Antalis reports on difficult first half

Antalis has described its first half performance as “resilient” in the face of declining overall demand for paper and supply issues caused by events at the Arjowiggins paper mills. However, one-off costs have resulted in increased losses for the period.

The group is the biggest distributor of paper, packaging, and sign and display materials outside of the USA. It has been working to establish a new shareholder structure since February, and its majority shareholder Sequana went into liquidation in May

Antalis said the search for a new shareholding structure, with support from Goldman Sachs, continued and was “proceeding in line with the plan”.

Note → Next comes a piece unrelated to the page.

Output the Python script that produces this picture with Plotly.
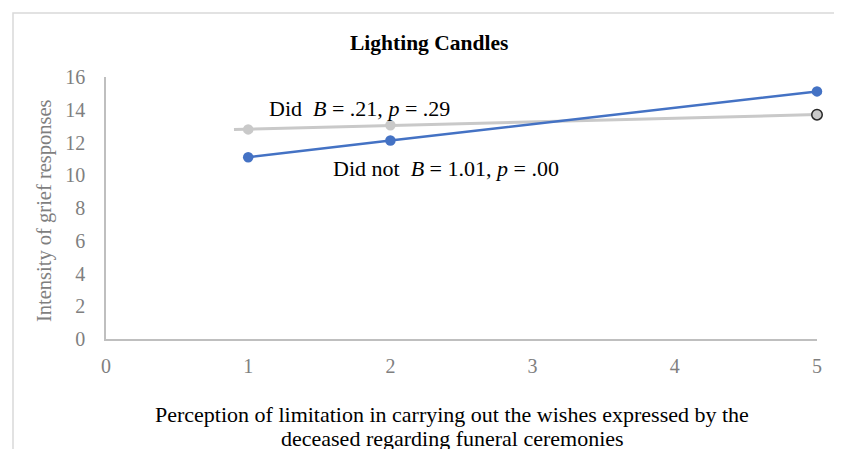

The group’s results for the six months to 30 June were in line with its preliminary figures announced in July. Turnover fell by 5.4% to €1.072bn (£950m) on a like-for-like basis, while EBITDA was down by nearly 10% at €30.1m (2018: €36m).

The Papers business suffered a sharp decline in sales of 7.6% to €714.1m, growth at its Packaging business was described as “weak” with sales nudging up 0.3% to €254.2m, while Visual Communications was “stable” with sales down 2.4% at €103.9m.

The bottom-line loss for the period increased from €16m to €27m, with one-off costs including a €10.2m asset writedown mainly related to goodwill at its Latin American business, and restructuring costs of €9.8m. The group also implemented accounting standard IFRS 16 for the first time, which resulted in a further €3m hit to the figures.  

Sales in the UK and Ireland slipped by 5.6% to €282m, with Antalis describing market conditions as “difficult… notably due to Brexit” although the UK did better than the general market contraction.

Chief executive Hervé Poncin said: “In H1 2019, the group’s operating performance was impacted by the decline in volumes of Papers in a market that contracted by around 7%, and by the bankruptcy of one of our graphic and recycled papers suppliers.

“Against this backdrop, we have continued to adapt our structure to changing patterns of demand and we have significantly reduced our overheads, particularly our logistics and marketing costs.”

Arjowiggins Graphic had supplied around 4% of the group’s purchases, in value terms.

Antalis stated that it had complied with its banking covenants and had strengthened its liquidity with an amended factoring agreement. This has increased its facility from €215m to €290m through the inclusion of an additional finance partner.

Net debt fell by 4.1% to €318m, although under IFRS 16 the net debt figure increases to €434m.

Sales at the group’s Papers division are expected to continue to decline, although it expected a better second half now the situation at Arjowiggins Creative Papers in the UK had been successfully resolved.

“In H2 2019, Antalis should benefit from the launch of new ranges of recycled products and the relaunch of Arjowiggins Creative Papers ranges following its management buyout. Packaging and Visual Communication should show resilience over the coming months and continue to grow their contribution to the Group’s consolidated gross margin,” the group stated.

It anticipates that full year sales will be down by between 6%-7%, with EBITDA margin of 2.7%-2.9%.

Antalis shares fell by 14% to €0.90 after the announcement.